According to the provisional demand-supply numbers from ILZSG (International Lead and Zinc Study Group) for 2018, things did not look deteriorating for the commodity. Zinc seems to be recording another year of a deficit at ~350,000 MT, with refined consumption seen at 13.50 Mn MT and refined production standing nearly 13.15 Mn MT for the year 2018 (data extrapolated from the ILZSG report, with numbers available up to Nov., 18). Internally though, on a year-on-year comparison, the demand fell marginally by 1.4%, while mined and refined supply was almost stagnant. The only major change within was that the overall deficit of ~450,000 MT in 2017 is expected to reduce to ~350,000 MT in 2018.

Although, the scenario seems to be changing internally as persistently high prices of the metal incited miners to restart some of the closed mines, while fresh supply planned over the past few years is also starting to come online. 2019 could see a reasonable increase in the mined supply from Australia with the expansion of Century zinc mine by New Century Resources, increased production from Dugald River mine owned by MMG (started production in May 2018), Woodlawn Zinc-Copper mine (expected to start commercial operations in Q1, 2019) and Hellyer tailings project from NQ Minerals, which mainly focuses on gold extraction, though it would also produce zinc among other metals.

Brownfield and greenfield projects are also expected from South Africa, where Vedanta’s Gamsberg operation might add around 250,000 MT of zinc in-concentrate. The output is also seen to increase in Canada, India, Kazakhstan, Mexico and a few of the European countries among others. The above mines in totality are expected to add anywhere between 0.8 Mn MT to 1 Mn MT worth of mined supply over the medium term.

Considering the above factors, the demand-supply forecasts from the ILZSG (October report) suggest that the global zinc mine production could show strong improvement to ~13.85 Mn MT in 2019. The refined metal consumption seems to grow to ~13.90 Mn MT, while refined supply is anticipated to increase towards 13.80 Mn MT in 2019, producing a moderate deficit. However, the above numbers might see significant downward revisions if we take into account the actuals for the first 11 months of 2018 and look at the macroeconomic developments in the recent quarters. Televisory is of the opinion that while the percentage increase in the above numbers might vary, but still major supply factors may depict gradual ease out in the global zinc market.

When looking at other fundamental factors, the commodity is getting moderate support from LME, SHFE and off-market inventory scenario along with cash-forward movements. The total zinc inventory at LME saw an extended fall in 2018 and slide by ~30% to ~130,000 MT, while a similar drop was witnessed in the On and Cancelled warrants too. Inventory at SHFE, albeit at a low base registered even a high drop by ~70% to 20,000 MT by the end of 2018. LME and SHFE together accounted for around 25-30% worth of the total zinc inventories globally (exchange and off-exchange inventories combined). While Televisory could not ascertain the actual numbers and movements for off-exchange inventories, a drop was seen here as well during 2018. Separately, zinc spot and LME 3M/LME 15 M forward backwardation increased in 2018. The average backwardation for the metal stood at $28 and $101/MT between Zinc cash to LME 3M and LME 15M forward contracts, with a major increase seen in the final quarter.

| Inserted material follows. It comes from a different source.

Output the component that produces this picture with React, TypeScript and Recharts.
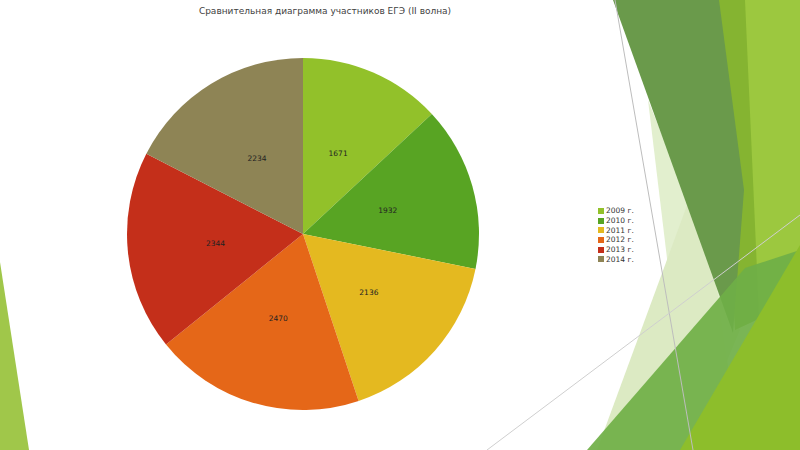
import React from "react";
import { PieChart, Pie, Cell, Legend } from "recharts";

const years = ["2009 г.", "2010 г.", "2011 г.", "2012 г.", "2013 г.", "2014 г."];
const participants = [1671, 1932, 2136, 2470, 2344, 2234];
const colors = ["#92C12A", "#58A423", "#E4B920", "#E56718", "#C42F1A", "#8E8455"];

const data = years.map((name, i) => ({ name, value: participants[i] }));

const RAD = Math.PI / 180;

const renderLabel = (props: any) => {
  const { cx, cy, midAngle, outerRadius, value } = props;
  const r = outerRadius * 0.5;
  const x = cx + r * Math.cos(-midAngle * RAD);
  const y = cy + r * Math.sin(-midAngle * RAD);
  return (
    <text
      x={x}
      y={y}
      fill="#222"
      fontSize={7.5}
      fontFamily="DejaVu Sans, sans-serif"
      textAnchor="middle"
      dominantBaseline="central"
    >
      {value}
    </text>
  );
};

const renderLegend = (props: any) => {
  const { payload } = props;
  return (
    <div style={{ fontFamily: "DejaVu Sans, sans-serif", fontSize: 7.5, color: "#333" }}>
      {payload.map((entry: any) => (
        <div key={entry.value} style={{ display: "flex", alignItems: "center", height: 9.7 }}>
          <span
            style={{
              display: "inline-block",
              width: 6,
              height: 6,
              background: entry.color,
              marginRight: 2,
            }}
          />
          <span>{entry.value}</span>
        </div>
      ))}
    </div>
  );
};

// decorative slide background (theme facets)
const Decor = () => (
  <svg width={800} height={450} style={{ position: "absolute", left: 0, top: 0 }}>
    <polygon points="0,262 0,450 29,450" fill="#A0C74A" />
    <polygon points="648,100 740,330 690,450" fill="#E2EFCE" />
    <polygon points="597,450 700,170 740,450" fill="#DCEAC3" />
    <polygon points="715,0 800,0 800,300 735,330" fill="#85B431" />
    <polygon points="745,0 800,0 800,450 765,450" fill="#9CC83F" />
    <polygon points="613,0 719,0 744,190 733,333" fill="#6A9A4B" />
    <polygon points="587,450 745,268 800,250 800,450" fill="#6FAF46" opacity={0.92} />
    <polygon points="680,450 800,245 800,450" fill="#8DBE2B" />
    <line x1={615} y1={0} x2={693} y2={450} stroke="#BDBDBD" strokeWidth={1} />
    <line x1={487} y1={450} x2={800} y2={215} stroke="#CFCFCF" strokeWidth={1} />
  </svg>
);

export default function App() {
  return (
    <div
      style={{
        position: "fixed",
        left: 0,
        top: 0,
        width: 800,
        height: 450,
        background: "#fff",
        overflow: "hidden",
      }}
    >
      <Decor />
      <div
        style={{
          position: "absolute",
          left: 0,
          top: 6,
          width: 650,
          textAlign: "center",
          fontFamily: "DejaVu Sans, sans-serif",
          fontSize: 9,
          color: "#3F3F3F",
        }}
      >
        Сравнительная диаграмма участников ЕГЭ (II волна)
      </div>
      <div style={{ position: "absolute", left: 0, top: 0 }}>
        <PieChart width={800} height={450}>
          <Pie
            data={data}
            dataKey="value"
            nameKey="name"
            cx={298}
            cy={229}
            outerRadius={176}
            startAngle={90}
            endAngle={-270}
            stroke="none"
            label={renderLabel}
            labelLine={false}
            isAnimationActive={false}
          >
            {data.map((d, i) => (
              <Cell key={d.name} fill={colors[i]} />
            ))}
          </Pie>
          <Legend
            layout="vertical"
            content={renderLegend}
            wrapperStyle={{ left: 598, top: 206, width: 60 }}
          />
        </PieChart>
      </div>
    </div>
  );
}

Furthermore, if mined and indirectly concentrate supply increases in 2019 as proposed and anticipated by major miners, the situation might cool off a bit at least on the backwardation side, though effects on inventory normalisation might take time to actualise. The inventory numbers as stated above are associated with refined metal, where a complete shift from deficit to normalisation would not be that easy. Another aspect which aids to ease of supply is the treatment and refining charges (TC-RC) of the commodity. TC-RC charges extended its fall in 2018 with some estimates showing the number averaging around $150 per MT for the year. There are expectations that TC-RC charges could increase and stay around $200 per MT for the majority of 2019, indicating an improvement in mined availability.  

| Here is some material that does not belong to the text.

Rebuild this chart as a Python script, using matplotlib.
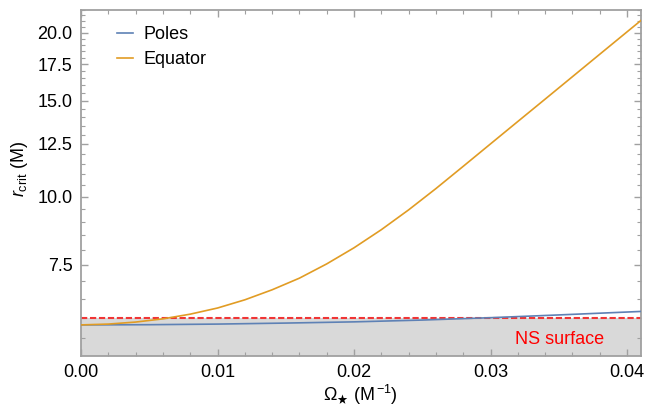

On the demand side, most aspects are not supportive of any strong improvement as the metal’s major consuming space; steel in itself is expected to witness a modest growth in 2019. The data from World Steel Association show that crude steel output might increase in a low single digit on a year-on-year comparison for 2019. Moreover, growth in production and demand for steel and other major base metals is being revised to lower levels for the current year and the next as macroeconomic scenario does not appear much positive, which was the case a couple of quarters ago. The economic data on manufacturing, real estate and construction, industrial production, inflation and other related sectors also show negativity, including the world GDP forecasts, which was trimmed down by agencies like IMF and World Bank in the last few months/quarters. China, which is the largest consumer and producer of almost all the major commodities including zinc witnessed weakness in industrial and other sectors as depicted through the PMI, IIP and other data including the GDP data published for 2018, which grew by 6.6%, its weakest growth in nearly three decades and the forecasts are for further lower reading in 2019. The economic data is weakening in other key developing and developed economies as well, with the US expected to see lower growth in coming quarters, whereas Germany, which is Europe’s largest economy just managed to avoid a recession after its 4th quarter growth increased marginally (as per provisional data).

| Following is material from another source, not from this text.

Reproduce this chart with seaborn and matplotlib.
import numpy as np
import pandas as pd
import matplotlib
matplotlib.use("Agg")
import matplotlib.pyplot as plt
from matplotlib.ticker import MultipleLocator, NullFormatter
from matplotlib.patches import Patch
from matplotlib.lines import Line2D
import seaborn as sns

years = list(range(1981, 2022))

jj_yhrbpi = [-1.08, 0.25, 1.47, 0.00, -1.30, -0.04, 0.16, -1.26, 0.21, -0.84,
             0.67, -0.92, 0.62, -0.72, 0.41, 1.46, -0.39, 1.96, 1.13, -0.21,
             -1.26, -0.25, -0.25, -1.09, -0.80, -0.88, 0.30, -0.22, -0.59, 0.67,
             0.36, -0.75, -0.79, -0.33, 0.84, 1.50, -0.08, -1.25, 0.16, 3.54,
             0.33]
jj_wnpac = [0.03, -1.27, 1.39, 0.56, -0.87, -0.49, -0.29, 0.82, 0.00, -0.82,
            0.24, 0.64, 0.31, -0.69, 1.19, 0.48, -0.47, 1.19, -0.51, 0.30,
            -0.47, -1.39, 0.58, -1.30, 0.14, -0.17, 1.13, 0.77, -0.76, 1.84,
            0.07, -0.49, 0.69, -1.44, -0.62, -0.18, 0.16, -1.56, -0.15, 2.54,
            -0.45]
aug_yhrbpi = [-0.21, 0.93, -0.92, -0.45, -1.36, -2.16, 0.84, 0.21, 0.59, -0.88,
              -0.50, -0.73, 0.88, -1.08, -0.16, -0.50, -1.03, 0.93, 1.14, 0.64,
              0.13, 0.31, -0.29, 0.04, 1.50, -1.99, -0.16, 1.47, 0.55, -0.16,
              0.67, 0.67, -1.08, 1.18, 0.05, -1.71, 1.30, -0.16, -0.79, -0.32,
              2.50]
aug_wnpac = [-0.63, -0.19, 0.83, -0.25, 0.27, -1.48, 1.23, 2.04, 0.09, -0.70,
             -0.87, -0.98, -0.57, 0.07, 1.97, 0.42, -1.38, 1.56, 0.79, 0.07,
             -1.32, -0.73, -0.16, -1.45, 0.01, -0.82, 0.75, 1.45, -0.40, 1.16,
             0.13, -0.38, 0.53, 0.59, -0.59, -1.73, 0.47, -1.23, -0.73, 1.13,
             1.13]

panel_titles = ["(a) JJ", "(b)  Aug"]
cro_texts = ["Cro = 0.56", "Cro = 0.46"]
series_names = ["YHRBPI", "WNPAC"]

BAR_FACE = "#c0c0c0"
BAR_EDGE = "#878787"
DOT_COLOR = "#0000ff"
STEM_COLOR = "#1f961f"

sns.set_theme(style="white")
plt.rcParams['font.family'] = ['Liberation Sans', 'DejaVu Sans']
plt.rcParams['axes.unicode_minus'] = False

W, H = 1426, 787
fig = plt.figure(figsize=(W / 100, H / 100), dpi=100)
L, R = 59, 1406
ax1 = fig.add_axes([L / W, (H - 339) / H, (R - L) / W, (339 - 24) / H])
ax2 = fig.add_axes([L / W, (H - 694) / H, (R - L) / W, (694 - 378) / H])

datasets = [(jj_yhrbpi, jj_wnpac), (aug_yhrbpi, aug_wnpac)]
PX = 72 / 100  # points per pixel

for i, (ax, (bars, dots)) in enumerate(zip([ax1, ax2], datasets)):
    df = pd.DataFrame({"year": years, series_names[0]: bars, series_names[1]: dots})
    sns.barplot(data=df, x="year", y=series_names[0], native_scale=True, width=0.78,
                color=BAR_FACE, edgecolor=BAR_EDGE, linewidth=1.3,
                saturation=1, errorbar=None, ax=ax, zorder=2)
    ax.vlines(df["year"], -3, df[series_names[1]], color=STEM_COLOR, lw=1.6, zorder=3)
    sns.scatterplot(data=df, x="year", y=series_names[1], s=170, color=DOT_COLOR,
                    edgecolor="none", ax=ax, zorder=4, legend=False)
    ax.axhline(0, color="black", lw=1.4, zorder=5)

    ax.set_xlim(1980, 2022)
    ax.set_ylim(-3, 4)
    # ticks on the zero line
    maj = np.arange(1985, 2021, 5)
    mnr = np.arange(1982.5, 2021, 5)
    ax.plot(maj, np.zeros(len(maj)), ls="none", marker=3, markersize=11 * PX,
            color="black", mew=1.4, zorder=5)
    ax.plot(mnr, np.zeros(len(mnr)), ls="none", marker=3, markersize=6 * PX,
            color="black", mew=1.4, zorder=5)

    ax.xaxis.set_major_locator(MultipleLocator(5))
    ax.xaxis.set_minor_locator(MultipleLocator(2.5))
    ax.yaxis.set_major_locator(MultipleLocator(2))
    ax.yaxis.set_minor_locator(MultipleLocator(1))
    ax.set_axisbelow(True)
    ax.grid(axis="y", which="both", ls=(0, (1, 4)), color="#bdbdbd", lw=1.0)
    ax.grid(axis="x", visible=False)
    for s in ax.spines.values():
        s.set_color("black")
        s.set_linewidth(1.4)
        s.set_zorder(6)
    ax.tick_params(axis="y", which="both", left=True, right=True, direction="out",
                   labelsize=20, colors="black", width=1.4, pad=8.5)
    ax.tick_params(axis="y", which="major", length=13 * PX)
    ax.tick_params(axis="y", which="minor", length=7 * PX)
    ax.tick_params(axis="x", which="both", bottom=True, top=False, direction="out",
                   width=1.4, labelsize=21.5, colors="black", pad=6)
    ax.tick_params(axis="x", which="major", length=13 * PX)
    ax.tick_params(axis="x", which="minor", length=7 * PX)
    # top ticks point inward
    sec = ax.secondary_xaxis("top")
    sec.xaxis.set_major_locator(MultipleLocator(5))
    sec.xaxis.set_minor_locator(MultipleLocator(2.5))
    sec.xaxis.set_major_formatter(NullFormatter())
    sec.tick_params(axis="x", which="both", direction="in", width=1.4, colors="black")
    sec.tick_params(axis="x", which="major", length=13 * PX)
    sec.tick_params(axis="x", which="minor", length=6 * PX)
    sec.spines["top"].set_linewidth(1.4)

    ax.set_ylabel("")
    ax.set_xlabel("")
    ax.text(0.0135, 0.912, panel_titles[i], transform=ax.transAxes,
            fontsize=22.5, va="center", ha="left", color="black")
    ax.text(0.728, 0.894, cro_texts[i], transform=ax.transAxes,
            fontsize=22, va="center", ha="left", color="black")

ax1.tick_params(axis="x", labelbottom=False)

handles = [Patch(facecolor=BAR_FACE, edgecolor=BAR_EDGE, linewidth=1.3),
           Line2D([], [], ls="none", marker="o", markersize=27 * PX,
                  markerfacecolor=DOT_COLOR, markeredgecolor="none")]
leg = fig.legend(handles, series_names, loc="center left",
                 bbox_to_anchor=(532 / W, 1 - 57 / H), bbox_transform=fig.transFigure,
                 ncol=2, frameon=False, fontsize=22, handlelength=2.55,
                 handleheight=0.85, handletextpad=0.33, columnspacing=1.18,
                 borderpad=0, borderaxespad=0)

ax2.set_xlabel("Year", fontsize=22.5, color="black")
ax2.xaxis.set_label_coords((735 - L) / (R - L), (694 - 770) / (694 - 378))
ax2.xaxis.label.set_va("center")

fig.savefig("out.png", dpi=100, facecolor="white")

Thus, the scenario is not as optimistic for Zinc as it was in the last few years. A huge fall in prices in the second half of 2018 was a reflection of the commodity’s specific as well as macroeconomic concerns being raised globally. The speculative activity might increase for zinc in 2019, while volatility is also expected to be higher in terms of price movement as we get the actual picture on supply addition from miners. This would be the key factor to watch as mined supply would dictate whether zinc metal records amelioration in concentrate and refined metal supply or not while it is also related to smelters negotiation (on TC-RC charges) and conversion of raw metal in the final product. taking a cue from the past, while mine supply definitely seems to increase, the pace of growth may not be as steady as planned which may support the commodity against extreme bearish sentiment in the near-term. Zinc spot-LME 3M and 15 M backwardation are seen reducing, while TC-RC charges are likely to improve in 2019. Televisory expect zinc to mainly trade in a broad range of $2400 on the lower side to $3000 on the higher side during the next few quarters.